Copy every line of the entries that includes the word "this".
***** Records supplied
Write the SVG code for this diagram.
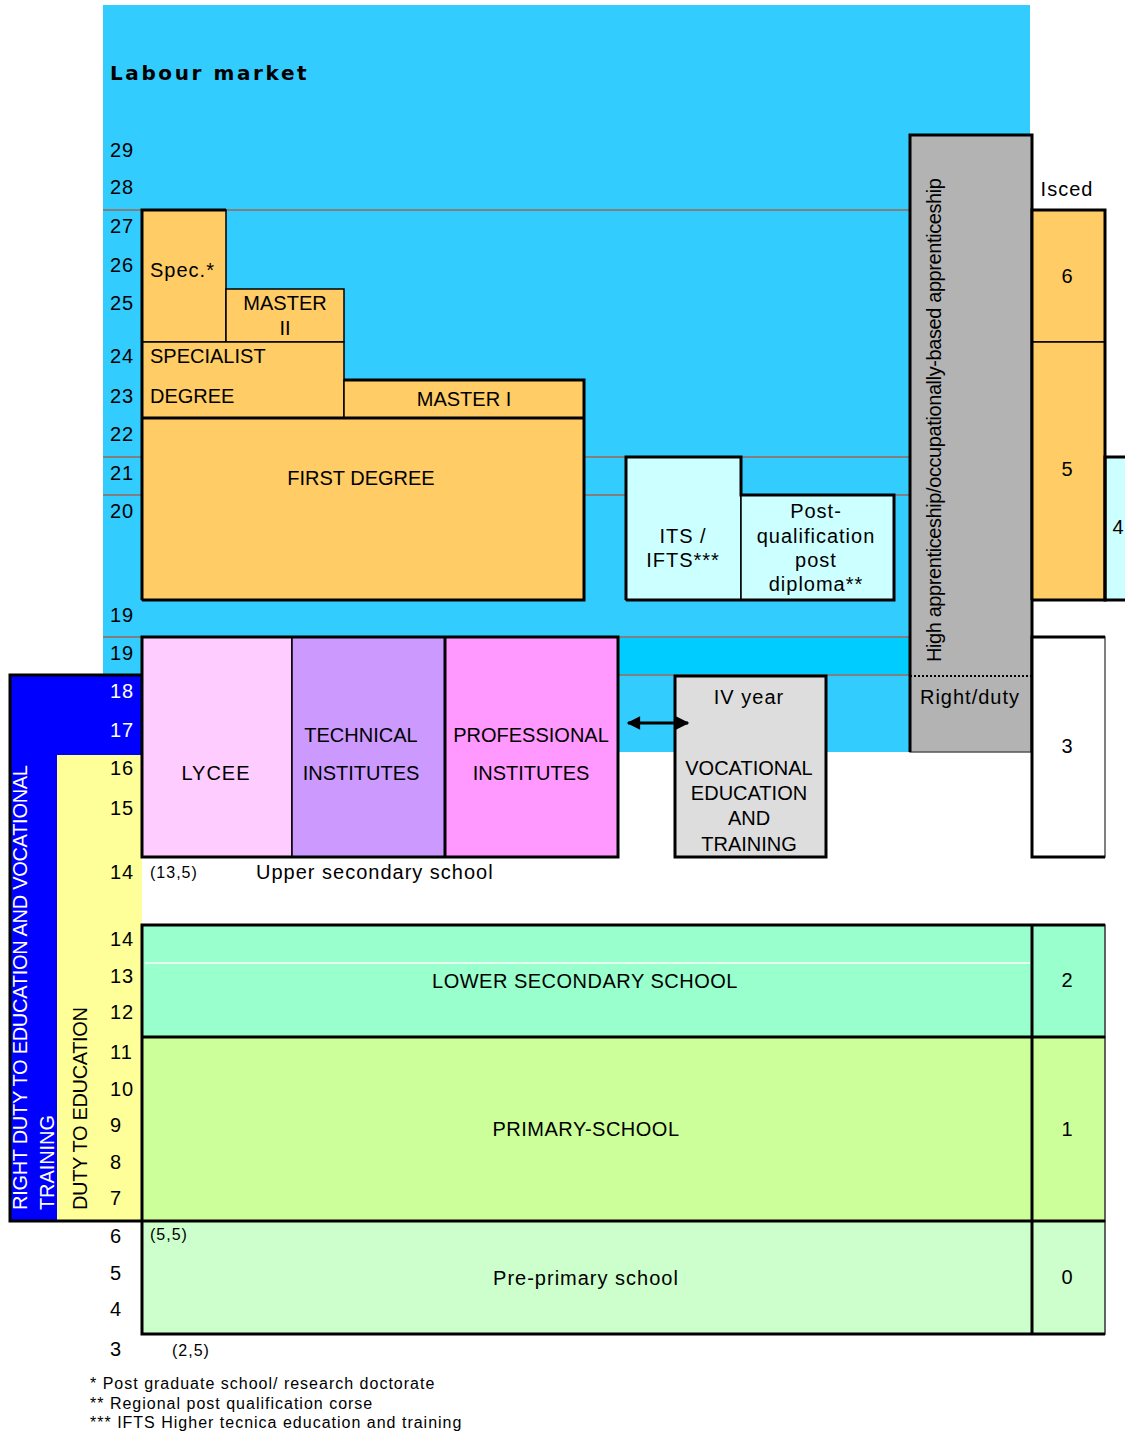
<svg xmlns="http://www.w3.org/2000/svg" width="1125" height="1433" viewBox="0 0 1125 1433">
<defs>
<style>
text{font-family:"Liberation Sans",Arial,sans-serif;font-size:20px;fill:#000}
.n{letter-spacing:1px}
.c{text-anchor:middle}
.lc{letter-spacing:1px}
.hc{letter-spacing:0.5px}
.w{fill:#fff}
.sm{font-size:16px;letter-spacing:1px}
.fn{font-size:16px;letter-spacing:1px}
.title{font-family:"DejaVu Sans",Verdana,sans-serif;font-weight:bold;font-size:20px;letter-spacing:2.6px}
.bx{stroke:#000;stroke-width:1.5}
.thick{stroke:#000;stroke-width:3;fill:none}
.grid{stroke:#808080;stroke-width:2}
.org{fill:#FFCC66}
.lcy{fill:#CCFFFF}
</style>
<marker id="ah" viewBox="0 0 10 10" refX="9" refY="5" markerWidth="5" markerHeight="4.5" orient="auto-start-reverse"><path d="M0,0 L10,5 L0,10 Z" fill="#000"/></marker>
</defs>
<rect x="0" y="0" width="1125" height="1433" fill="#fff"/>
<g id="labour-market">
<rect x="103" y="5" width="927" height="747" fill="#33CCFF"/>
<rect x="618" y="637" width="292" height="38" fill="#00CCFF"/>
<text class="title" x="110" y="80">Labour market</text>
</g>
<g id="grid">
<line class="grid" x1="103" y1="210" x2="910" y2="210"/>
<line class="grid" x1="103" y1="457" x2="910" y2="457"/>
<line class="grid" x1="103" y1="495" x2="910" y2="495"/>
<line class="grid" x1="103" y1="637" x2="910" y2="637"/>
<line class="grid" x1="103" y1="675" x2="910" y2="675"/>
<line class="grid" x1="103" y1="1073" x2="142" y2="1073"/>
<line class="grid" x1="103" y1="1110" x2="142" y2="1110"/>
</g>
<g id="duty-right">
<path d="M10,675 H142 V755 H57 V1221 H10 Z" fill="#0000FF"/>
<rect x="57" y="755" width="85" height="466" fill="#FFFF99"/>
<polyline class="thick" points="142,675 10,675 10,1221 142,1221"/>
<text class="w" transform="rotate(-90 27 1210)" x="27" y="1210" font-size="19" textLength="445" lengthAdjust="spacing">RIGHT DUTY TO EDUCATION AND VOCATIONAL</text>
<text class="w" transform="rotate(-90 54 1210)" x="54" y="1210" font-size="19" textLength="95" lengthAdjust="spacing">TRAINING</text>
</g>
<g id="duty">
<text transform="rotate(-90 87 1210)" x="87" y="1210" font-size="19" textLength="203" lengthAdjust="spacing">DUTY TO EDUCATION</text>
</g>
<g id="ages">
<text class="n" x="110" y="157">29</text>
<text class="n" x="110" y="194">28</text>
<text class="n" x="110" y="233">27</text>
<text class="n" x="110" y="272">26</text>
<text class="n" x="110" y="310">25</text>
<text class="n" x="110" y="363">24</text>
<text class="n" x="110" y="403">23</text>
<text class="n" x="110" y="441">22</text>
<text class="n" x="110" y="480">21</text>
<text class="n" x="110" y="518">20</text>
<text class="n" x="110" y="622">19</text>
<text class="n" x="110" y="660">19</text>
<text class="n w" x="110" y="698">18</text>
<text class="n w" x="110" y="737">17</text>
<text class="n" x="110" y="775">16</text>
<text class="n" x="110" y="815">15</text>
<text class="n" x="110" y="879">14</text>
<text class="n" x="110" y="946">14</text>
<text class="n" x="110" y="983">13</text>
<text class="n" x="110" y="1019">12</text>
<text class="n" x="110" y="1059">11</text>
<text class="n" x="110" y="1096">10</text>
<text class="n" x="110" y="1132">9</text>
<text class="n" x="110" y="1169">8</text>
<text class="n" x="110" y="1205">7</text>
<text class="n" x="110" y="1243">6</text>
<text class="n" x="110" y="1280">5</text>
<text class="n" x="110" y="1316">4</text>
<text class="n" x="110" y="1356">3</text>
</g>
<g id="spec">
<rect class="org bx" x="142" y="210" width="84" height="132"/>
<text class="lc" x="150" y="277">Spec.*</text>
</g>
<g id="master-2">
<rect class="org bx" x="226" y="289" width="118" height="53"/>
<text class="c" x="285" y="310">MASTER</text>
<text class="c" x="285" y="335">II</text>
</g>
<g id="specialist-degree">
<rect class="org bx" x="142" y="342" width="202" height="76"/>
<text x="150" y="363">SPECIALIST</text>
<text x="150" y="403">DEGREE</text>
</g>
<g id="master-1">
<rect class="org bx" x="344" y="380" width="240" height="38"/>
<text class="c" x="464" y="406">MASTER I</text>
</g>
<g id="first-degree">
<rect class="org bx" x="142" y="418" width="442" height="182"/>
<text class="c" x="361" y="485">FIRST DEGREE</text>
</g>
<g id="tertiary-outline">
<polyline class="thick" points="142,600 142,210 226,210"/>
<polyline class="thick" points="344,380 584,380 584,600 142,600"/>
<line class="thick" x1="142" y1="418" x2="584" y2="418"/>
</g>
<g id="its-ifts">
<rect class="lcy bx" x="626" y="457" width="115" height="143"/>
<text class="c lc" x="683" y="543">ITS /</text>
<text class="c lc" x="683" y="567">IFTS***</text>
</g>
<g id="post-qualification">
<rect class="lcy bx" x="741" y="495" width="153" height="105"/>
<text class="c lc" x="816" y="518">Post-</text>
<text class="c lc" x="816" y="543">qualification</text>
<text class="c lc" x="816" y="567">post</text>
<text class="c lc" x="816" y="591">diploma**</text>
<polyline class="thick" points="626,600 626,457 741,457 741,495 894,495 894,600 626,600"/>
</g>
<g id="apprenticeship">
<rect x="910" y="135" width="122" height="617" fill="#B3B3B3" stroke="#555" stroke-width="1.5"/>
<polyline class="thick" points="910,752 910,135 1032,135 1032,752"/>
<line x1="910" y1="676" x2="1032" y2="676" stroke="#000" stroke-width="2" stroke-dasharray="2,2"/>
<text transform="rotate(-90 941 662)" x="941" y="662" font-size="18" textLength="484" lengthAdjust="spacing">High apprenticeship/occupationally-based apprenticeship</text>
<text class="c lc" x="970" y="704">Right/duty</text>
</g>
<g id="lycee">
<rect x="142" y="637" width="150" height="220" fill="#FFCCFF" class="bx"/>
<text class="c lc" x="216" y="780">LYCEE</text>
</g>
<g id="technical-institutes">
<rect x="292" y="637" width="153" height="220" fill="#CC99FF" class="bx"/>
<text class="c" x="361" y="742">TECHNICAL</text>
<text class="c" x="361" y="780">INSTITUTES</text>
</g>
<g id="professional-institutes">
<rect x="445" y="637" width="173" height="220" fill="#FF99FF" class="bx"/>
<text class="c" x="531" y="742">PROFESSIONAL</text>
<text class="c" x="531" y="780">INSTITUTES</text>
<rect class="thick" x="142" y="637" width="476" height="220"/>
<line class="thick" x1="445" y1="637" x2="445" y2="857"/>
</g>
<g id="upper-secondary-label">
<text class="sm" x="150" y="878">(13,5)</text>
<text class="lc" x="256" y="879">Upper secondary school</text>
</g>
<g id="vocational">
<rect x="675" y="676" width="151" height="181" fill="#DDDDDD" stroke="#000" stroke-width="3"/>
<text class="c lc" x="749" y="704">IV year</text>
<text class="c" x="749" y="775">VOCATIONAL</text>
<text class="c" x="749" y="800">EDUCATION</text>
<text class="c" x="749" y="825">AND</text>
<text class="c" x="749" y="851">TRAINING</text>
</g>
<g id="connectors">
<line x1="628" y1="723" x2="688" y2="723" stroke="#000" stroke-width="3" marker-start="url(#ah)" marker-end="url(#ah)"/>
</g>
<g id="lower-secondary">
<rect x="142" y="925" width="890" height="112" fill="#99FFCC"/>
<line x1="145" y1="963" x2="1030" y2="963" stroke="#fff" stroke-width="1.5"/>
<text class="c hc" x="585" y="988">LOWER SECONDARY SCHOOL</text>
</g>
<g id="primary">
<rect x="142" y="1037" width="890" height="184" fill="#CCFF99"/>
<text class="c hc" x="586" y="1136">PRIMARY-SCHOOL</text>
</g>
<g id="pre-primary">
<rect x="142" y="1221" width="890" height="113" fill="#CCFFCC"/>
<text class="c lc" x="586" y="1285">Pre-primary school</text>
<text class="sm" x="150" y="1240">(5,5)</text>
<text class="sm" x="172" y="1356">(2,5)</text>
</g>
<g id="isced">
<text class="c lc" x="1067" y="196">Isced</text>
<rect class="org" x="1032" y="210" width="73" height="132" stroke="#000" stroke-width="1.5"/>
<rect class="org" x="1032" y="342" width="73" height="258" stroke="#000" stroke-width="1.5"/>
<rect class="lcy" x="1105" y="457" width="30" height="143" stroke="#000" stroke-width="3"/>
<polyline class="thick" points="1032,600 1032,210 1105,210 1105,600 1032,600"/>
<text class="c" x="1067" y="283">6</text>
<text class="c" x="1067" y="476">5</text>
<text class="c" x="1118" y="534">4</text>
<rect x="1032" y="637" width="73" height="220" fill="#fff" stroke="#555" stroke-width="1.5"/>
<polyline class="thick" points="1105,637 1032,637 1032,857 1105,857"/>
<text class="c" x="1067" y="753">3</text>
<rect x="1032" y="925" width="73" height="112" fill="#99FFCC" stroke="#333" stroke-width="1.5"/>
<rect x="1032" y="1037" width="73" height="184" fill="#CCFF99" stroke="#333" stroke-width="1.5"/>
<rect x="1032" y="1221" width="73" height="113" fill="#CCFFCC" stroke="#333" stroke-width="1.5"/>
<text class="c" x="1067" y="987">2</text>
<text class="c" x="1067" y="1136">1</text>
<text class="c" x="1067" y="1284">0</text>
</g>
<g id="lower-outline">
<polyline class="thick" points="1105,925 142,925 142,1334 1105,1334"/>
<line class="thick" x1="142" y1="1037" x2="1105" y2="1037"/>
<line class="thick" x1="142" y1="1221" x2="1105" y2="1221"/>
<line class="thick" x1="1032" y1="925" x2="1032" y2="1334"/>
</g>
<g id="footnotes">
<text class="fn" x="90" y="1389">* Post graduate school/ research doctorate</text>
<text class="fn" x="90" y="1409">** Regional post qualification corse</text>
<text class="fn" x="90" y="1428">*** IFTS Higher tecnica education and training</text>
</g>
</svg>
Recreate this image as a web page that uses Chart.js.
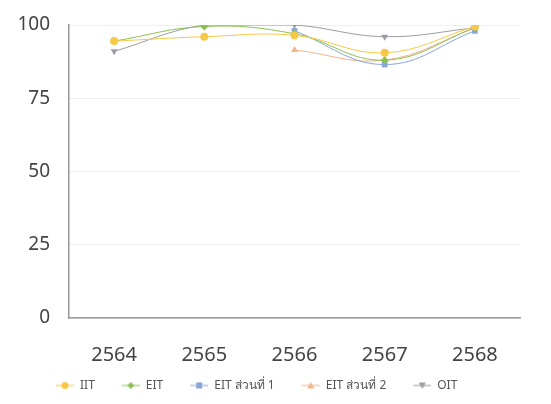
**********
Correct response:
Write the SVG code for this diagram.
Recreate this image as a web page that uses Chart.js.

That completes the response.